──────── MATERIAL

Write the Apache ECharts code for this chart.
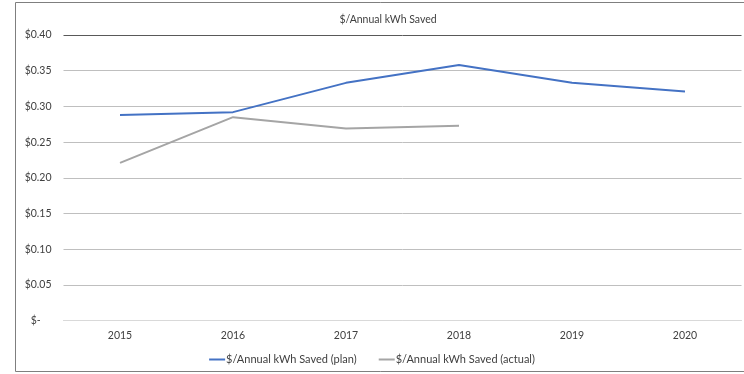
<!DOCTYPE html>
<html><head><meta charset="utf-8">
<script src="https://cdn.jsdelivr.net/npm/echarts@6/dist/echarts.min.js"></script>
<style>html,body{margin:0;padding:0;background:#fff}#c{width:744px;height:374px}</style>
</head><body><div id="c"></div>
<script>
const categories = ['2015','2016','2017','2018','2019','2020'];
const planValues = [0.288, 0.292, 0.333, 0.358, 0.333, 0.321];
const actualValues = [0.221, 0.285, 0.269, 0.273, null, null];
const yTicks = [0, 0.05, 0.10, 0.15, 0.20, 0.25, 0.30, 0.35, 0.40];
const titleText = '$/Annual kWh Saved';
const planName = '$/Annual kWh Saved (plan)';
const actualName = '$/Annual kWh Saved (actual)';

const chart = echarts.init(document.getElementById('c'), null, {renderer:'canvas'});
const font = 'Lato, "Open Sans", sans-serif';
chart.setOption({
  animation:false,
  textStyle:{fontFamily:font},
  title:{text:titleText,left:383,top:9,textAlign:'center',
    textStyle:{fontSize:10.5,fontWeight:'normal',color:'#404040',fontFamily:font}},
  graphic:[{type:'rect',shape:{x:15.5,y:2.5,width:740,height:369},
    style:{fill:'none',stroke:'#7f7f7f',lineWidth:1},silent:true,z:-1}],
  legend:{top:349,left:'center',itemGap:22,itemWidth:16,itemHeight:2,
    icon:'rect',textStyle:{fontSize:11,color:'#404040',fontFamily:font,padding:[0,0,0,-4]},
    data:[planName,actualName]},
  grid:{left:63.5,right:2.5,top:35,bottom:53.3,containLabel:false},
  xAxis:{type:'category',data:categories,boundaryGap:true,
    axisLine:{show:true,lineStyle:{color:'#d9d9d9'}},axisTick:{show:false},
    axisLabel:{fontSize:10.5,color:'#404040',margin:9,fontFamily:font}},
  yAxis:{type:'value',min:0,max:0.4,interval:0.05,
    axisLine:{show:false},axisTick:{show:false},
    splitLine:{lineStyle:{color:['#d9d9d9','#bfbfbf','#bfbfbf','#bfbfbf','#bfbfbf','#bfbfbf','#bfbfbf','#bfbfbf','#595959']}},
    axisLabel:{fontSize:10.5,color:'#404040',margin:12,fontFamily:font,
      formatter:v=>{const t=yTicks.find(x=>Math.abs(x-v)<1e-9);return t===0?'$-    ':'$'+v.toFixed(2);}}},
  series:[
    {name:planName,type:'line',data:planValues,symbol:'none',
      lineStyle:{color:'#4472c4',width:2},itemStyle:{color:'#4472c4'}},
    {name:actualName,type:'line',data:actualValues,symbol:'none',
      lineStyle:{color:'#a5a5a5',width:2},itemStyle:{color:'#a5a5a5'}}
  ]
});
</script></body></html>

────────────────

> _STATED GOAL_: Look at the listing and set down only the lines from its start through the line with "const actualName = '$/Annual", word for word and without pictures.

> _EXERCISE RESULT_:
Write the Apache ECharts code for this chart.
<!DOCTYPE html>
<html><head><meta charset="utf-8">
<script src="https://cdn.jsdelivr.net/npm/echarts@6/dist/echarts.min.js"></script>
<style>html,body{margin:0;padding:0;background:#fff}#c{width:744px;height:374px}</style>
</head><body><div id="c"></div>
<script>
const categories = ['2015','2016','2017','2018','2019','2020'];
const planValues = [0.288, 0.292, 0.333, 0.358, 0.333, 0.321];
const actualValues = [0.221, 0.285, 0.269, 0.273, null, null];
const yTicks = [0, 0.05, 0.10, 0.15, 0.20, 0.25, 0.30, 0.35, 0.40];
const titleText = '$/Annual kWh Saved';
const planName = '$/Annual kWh Saved (plan)';
const actualName = '$/Annual kWh Saved (actual)';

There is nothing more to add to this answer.